The beginning isn't very exciting. So much setup and I have no idea who this girl is, except that she likes The Offspring. We know what an evening is like, so you don't need to set the scene so descriptively. If you want readers to keep reading, you have to start with action, not descriptions.
What would it look like to focus less on the setting description and more on action? Maybe something like:
It was 7:10 in the evening and Amy's cell phone buzzed across her messy desk, breaking the stillness with its ringtone. "With a thousand lies, and a good disguise, hit ‘em right between the eyes." Amy scrambled out of bed and picked up the phone. She tried to check the ID, because she wouldn't answer for anyone but Stacy, but the brightness of the display was too much for her sleepy eyes. Amy pulled at the heavy curtains of her window, and the bluish dusk light filled her sun-protected room. It wasn't Stacy, but it was a call she couldn't ignore...

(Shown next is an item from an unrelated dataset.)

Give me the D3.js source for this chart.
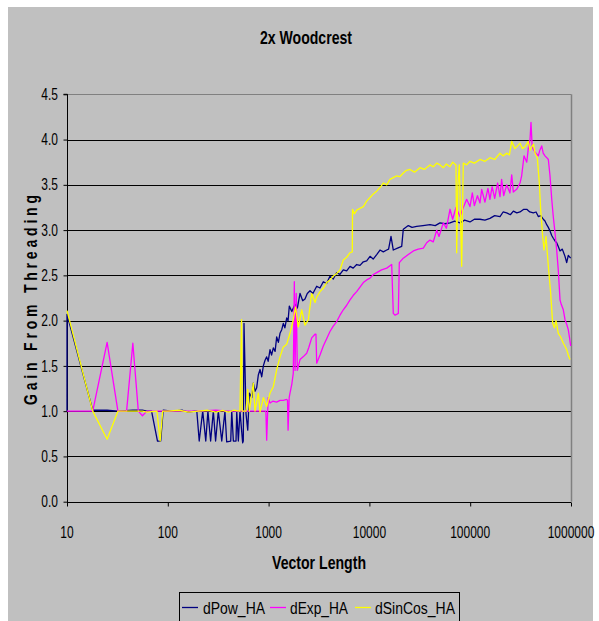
<!DOCTYPE html>
<html>
<head>
<meta charset="utf-8">
<script src="https://cdn.jsdelivr.net/npm/d3@7"></script>
<style>
  html, body { margin: 0; padding: 0; background: #ffffff; }
  svg { display: block; }
  text { font-family: "Liberation Sans", Arial, sans-serif; fill: #000; }
</style>
</head>
<body>
<svg id="chart" width="599" height="621"></svg>
<script>
// ---------------- DATA ----------------
const chartTitle = "2x Woodcrest";
const xTitle = "Vector Length";
const yTitle = "Gain From Threading";
const xTickValues = [10, 100, 1000, 10000, 100000, 1000000];
const xTickLabels = ["10", "100", "1000", "10000", "100000", "1000000"];
const yTickValues = [0, 0.5, 1, 1.5, 2, 2.5, 3, 3.5, 4, 4.5];
const yTickLabels = ["0.0", "0.5", "1.0", "1.5", "2.0", "2.5", "3.0", "3.5", "4.0", "4.5"];
const seriesNames = ["dPow_HA", "dExp_HA", "dSinCos_HA"];
const seriesColors = ["#000080", "#FF00FF", "#FFFF00"];

const dPow = [
  [10,1.0],[10,2.07],[18,1.01],[25,1.01],[32,1.0],[45,1.01],[56,1.01],[62,1.0],[69,1.0],[79,0.67],[85,0.67],[90,1.01],
  [110,1.0],[140,1.01],[160,0.99],[186,1.0],
  [194,1.0],[205,0.67],[222,1.0],[238,0.67],[250,1.0],[266,0.67],[283,1.0],[298,0.67],[317,1.0],[343,0.67],[369,1.0],
  [384,0.66],[421,0.67],[431,1.0],[447,0.67],[475,0.67],[483,1.0],[501,0.67],[520,1.0],[553,0.65],[561,0.67],
  [570,1.97],[597,0.97],[621,0.79],[644,1.2],[680,1.15],[705,1.31],[733,1.22],[762,1.26],[791,1.40],[822,1.46],[855,1.38],
  [887,1.5],[920,1.56],[957,1.60],[990,1.55],[1033,1.68],[1070,1.62],[1114,1.70],[1160,1.66],[1203,1.82],[1250,1.76],
  [1298,1.86],[1350,1.90],[1400,1.97],[1450,1.92],[1513,2.03],[1560,2.00],[1605,2.16],[1700,2.10],[1828,2.18],[1930,2.14],
  [2050,2.30],[2180,2.22],[2296,2.24],[2420,2.30],[2575,2.33],[2750,2.30],[3000,2.38],[3230,2.36],[3490,2.43],[3760,2.41],
  [4063,2.49],[4380,2.46],[4739,2.53],[5100,2.51],[5509,2.56],[5950,2.55],[6424,2.60],[6900,2.58],[7480,2.62],[8066,2.61],
  [8702,2.65],[9400,2.66],[10147,2.71],[10900,2.68],[11813,2.73],[12736,2.78],[13740,2.76],[14856,2.78],[15500,2.79],
  [16379,2.93],[17262,2.78],[19000,2.80],[20913,2.82],[21690,3.01],[24325,3.05],[26500,3.03],[29450,3.04],[34000,3.05],
  [39920,3.06],[45000,3.05],[50150,3.08],[56000,3.07],[63050,3.08],[70000,3.10],[79200,3.08],[88000,3.11],[99500,3.09],
  [110000,3.12],[125000,3.12],[140000,3.11],[157000,3.13],[175000,3.16],[197600,3.15],[212000,3.20],[230000,3.19],
  [250000,3.17],[268000,3.21],[290000,3.19],[312000,3.20],[340000,3.23],[364000,3.23],[390000,3.20],[423000,3.19],
  [450000,3.20],[474000,3.15],[500000,3.16],[531000,3.12],[552000,3.10],[574000,3.06],[596000,3.03],[619000,2.99],
  [644000,2.94],[667000,2.91],[694000,2.88],[721000,2.86],[748000,2.82],[778000,2.77],[820000,2.79],[872000,2.71],
  [906000,2.64],[940000,2.72],[993000,2.69]
];

const dExp = [
  [10,1.0],[18,1.0],[25,1.76],[32,1.0],[39,1.0],[45,1.75],[51,1.0],[56,0.95],[62,1.0],[100,1.0],[150,1.0],[200,1.0],
  [300,1.01],[400,1.0],[500,1.0],[600,1.0],[800,1.0],[940,1.0],[957,0.68],[990,1.15],[1033,1.09],[1100,1.11],
  [1200,1.10],[1300,1.12],[1400,1.12],[1513,1.13],[1540,1.12],[1560,0.79],[1600,1.15],[1630,1.2],[1700,1.30],
  [1758,1.42],[1800,2.43],[1830,1.45],[1880,2.30],[1927,1.45],[2050,1.57],[2200,1.60],[2388,1.64],[2500,1.70],
  [2677,1.81],[2887,1.85],[2950,1.85],[3000,1.53],[3236,1.62],[3490,1.72],[3767,1.80],[4063,1.88],[4383,1.94],
  [4739,1.99],[5108,2.06],[5509,2.12],[5953,2.17],[6424,2.23],[6923,2.28],[7480,2.32],[8066,2.37],[8702,2.42],
  [9400,2.45],[10147,2.47],[10945,2.51],[11813,2.53],[13200,2.56],[14856,2.58],[16640,2.62],[17262,2.08],[18000,2.06],
  [19360,2.08],[19800,2.64],[21690,2.69],[24325,2.73],[27285,2.77],[30500,2.79],[34277,2.80],[37000,2.86],[39920,2.89],
  [43000,2.87],[46550,3.0],[49000,2.93],[54115,3.08],[58000,3.02],[63050,3.23],[67000,3.12],[72300,3.25],[79200,3.15],
  [85400,3.25],[92200,3.34],[99500,3.26],[105000,3.41],[110000,3.27],[118000,3.38],[125000,3.30],[130000,3.45],
  [140000,3.31],[150000,3.46],[157000,3.34],[165000,3.48],[175000,3.35],[187000,3.52],[197600,3.37],[205000,3.56],
  [215000,3.38],[230000,3.50],[248000,3.41],[258000,3.61],[268000,3.42],[289000,3.45],[312000,3.52],[324000,3.60],
  [342000,3.82],[364000,3.75],[377000,3.90],[392000,4.0],[401000,4.19],[412000,3.92],[423000,3.89],[440000,3.86],
  [474000,3.82],[490000,3.88],[512000,3.93],[530000,3.85],[552000,3.82],[575000,3.80],[596000,3.78],[619000,3.60],
  [644000,3.34],[667000,3.15],[694000,2.97],[721000,2.78],[748000,2.56],[778000,2.23],[800000,2.18],[839000,2.12],
  [872000,2.01],[906000,1.96],[940000,1.90],[970000,1.80],[993000,1.72]
];

const dSinCos = [
  [10,2.11],[18,1.0],[25,0.69],[32,1.0],[45,1.0],[56,1.0],[62,0.99],[78,1.0],[84,0.67],[89,1.0],[100,1.0],[130,1.01],
  [160,0.99],[200,1.0],[250,1.01],[300,0.99],[350,1.01],[400,0.99],[450,1.01],[520,1.0],[539,2.01],[548,1.0],
  [597,1.0],[621,1.24],[644,1.0],[705,1.31],[733,1.0],[791,1.2],[822,0.99],[887,1.15],[957,1.05],[1033,1.2],
  [1114,1.27],[1203,1.46],[1298,1.60],[1400,1.71],[1513,1.74],[1630,1.86],[1758,2.01],[1850,2.15],[1972,1.93],
  [2130,2.12],[2296,1.95],[2478,2.01],[2677,2.30],[2887,2.20],[3000,2.26],[3236,2.32],[3500,2.36],[3767,2.42],
  [4063,2.45],[4383,2.49],[4739,2.52],[5108,2.56],[5509,2.67],[5953,2.70],[6424,2.75],[6766,2.76],[6800,3.23],
  [7100,3.18],[7480,3.22],[8066,3.24],[8702,3.26],[9400,3.32],[10147,3.36],[10945,3.40],[11813,3.43],[12736,3.47],
  [13740,3.52],[14856,3.50],[16003,3.56],[17262,3.58],[18664,3.60],[20000,3.59],[21690,3.63],[23300,3.66],
  [25290,3.67],[28000,3.64],[31760,3.69],[35000,3.67],[39920,3.72],[43000,3.70],[46550,3.74],[50150,3.72],
  [54115,3.69],[58000,3.73],[63050,3.70],[67000,3.75],[72300,3.72],[73450,2.75],[75500,3.50],[78000,3.72],
  [82300,2.60],[85400,3.74],[92200,3.72],[99500,3.76],[110000,3.74],[125000,3.78],[140000,3.76],[157000,3.80],
  [175000,3.78],[197600,3.85],[212000,3.82],[230000,3.85],[245000,3.83],[258000,3.98],[278000,3.90],[295000,3.93],
  [312000,3.96],[330000,3.90],[350000,3.92],[377000,3.98],[392000,3.88],[408000,3.92],[425000,3.95],[440000,3.85],
  [463000,3.80],[485000,3.52],[500000,3.23],[524000,2.93],[540000,2.78],[565000,2.93],[596000,2.60],[629000,2.30],
  [644000,2.12],[658000,1.97],[685000,1.92],[710000,2.00],[748000,1.86],[790000,1.82],[839000,1.75],[870000,1.72],
  [906000,1.68],[940000,1.62],[977000,1.57]
];

const allSeries = [dPow, dExp, dSinCos];

// ---------------- LAYOUT ----------------
const svg = d3.select("#chart");
const plot = { left: 67, right: 571, top: 94.3, bottom: 501.7 };
const stretch = 1.3;

const x = d3.scaleLog().domain([10, 1000000]).range([plot.left, plot.right]);
const y = d3.scaleLinear().domain([0, 4.5]).range([plot.bottom, plot.top]);

// chart area background
svg.append("rect").attr("x", 8).attr("y", 7).attr("width", 585).attr("height", 620)
  .attr("fill", "#C0C0C0");

// plot area
svg.append("rect").attr("x", plot.left).attr("y", plot.top)
  .attr("width", plot.right - plot.left).attr("height", plot.bottom - plot.top)
  .attr("fill", "#C0C0C0");

// gridlines
svg.append("g").selectAll("line").data(yTickValues.filter(v => v > 0)).join("line")
  .attr("x1", plot.left).attr("x2", plot.right)
  .attr("y1", d => Math.round(y(d)) + 0.5).attr("y2", d => Math.round(y(d)) + 0.5)
  .attr("stroke", (d, i, n) => d === 4.5 ? "#808080" : "#000").attr("stroke-width", 1);

// right border of plot area
svg.append("line").attr("x1", plot.right + 0.5).attr("x2", plot.right + 0.5)
  .attr("y1", plot.top).attr("y2", plot.bottom).attr("stroke", "#808080").attr("stroke-width", 1.5);

// axes
const yAxis = d3.axisLeft(y).tickValues(yTickValues).tickSize(4).tickFormat("");
const xAxis = d3.axisBottom(x).tickValues(xTickValues).tickSize(4).tickFormat("");
const gy = svg.append("g").attr("transform", `translate(${plot.left + 0.5},0)`).call(yAxis);
const gx = svg.append("g").attr("transform", `translate(0,${Math.round(plot.bottom) + 0.5})`).call(xAxis);
[gy, gx].forEach(g => {
  g.selectAll("path").attr("stroke", "#000").attr("stroke-width", 1);
  g.selectAll("line").attr("stroke", "#000").attr("stroke-width", 1);
});
gy.select(".domain").attr("d", `M-4,${plot.top}H0V${Math.round(plot.bottom)}`);
gx.select(".domain").attr("d", `M${plot.left},0H${plot.right}`);

// helper for tall-narrow text
function stext(px, py, str, opts) {
  const t = svg.append("text")
    .attr("transform", `translate(${px},${py})${opts.rotate ? " rotate(" + opts.rotate + ")" : ""} scale(1,${stretch})`)
    .attr("text-anchor", opts.anchor || "middle")
    .attr("font-size", opts.size || 12)
    .attr("font-weight", opts.bold ? "bold" : "normal")
    .text(str);
  if (opts.len) t.attr("textLength", opts.len).attr("lengthAdjust", opts.adjust || "spacingAndGlyphs");
  return t;
}

// tick labels
yTickValues.forEach((v, i) => stext(58, y(v) + 5.6, yTickLabels[i], { anchor: "end", size: 12 }));
xTickValues.forEach((v, i) => stext(x(v), 537.5, xTickLabels[i], { anchor: "middle", size: 12 }));

// titles
stext(306, 44, chartTitle, { size: 14, bold: true, len: 92 });
stext(319, 569, xTitle, { size: 14, bold: true, len: 94 });
stext(37, 300, yTitle, { size: 14, bold: true, rotate: -90, len: 210, adjust: "spacing" });

// lines
const line = d3.line().x(d => x(d[0])).y(d => y(d[1]));
svg.append("g").selectAll("path").data(allSeries).join("path")
  .attr("d", line)
  .attr("fill", "none")
  .attr("stroke", (d, i) => seriesColors[i])
  .attr("stroke-width", 1.3)
  .attr("stroke-linejoin", "round");

// legend
const lg = svg.append("g");
lg.append("rect").attr("x", 179.5).attr("y", 592.5).attr("width", 280).attr("height", 40)
  .attr("fill", "#C0C0C0").attr("stroke", "#000").attr("stroke-width", 1);
const legendItems = [
  { lx: 182, tx: 203 },
  { lx: 270, tx: 290 },
  { lx: 355, tx: 375 }
];
legendItems.forEach((it, i) => {
  lg.append("line").attr("x1", it.lx).attr("x2", it.lx + 16).attr("y1", 607.5).attr("y2", 607.5)
    .attr("stroke", seriesColors[i]).attr("stroke-width", 1.3);
  stext(it.tx, 614, seriesNames[i], { anchor: "start", size: 12, len: [62, 58, 80][i] });
});
</script>
</body>
</html>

See how action is much more exciting than descriptions about the weather? We know a lot more about this Amy than we do about your character, because there's less focus on description and more focus on action.
Lots of poets and authors have already written about the sun and the moon and rain so much that it'd be difficult to come up with something new and exciting. And besides, we can't really connect with the character through descriptions about the weather. Make her real by describing her thoughts and her actions, and don't describe things like clothes or furniture. =) best of luck!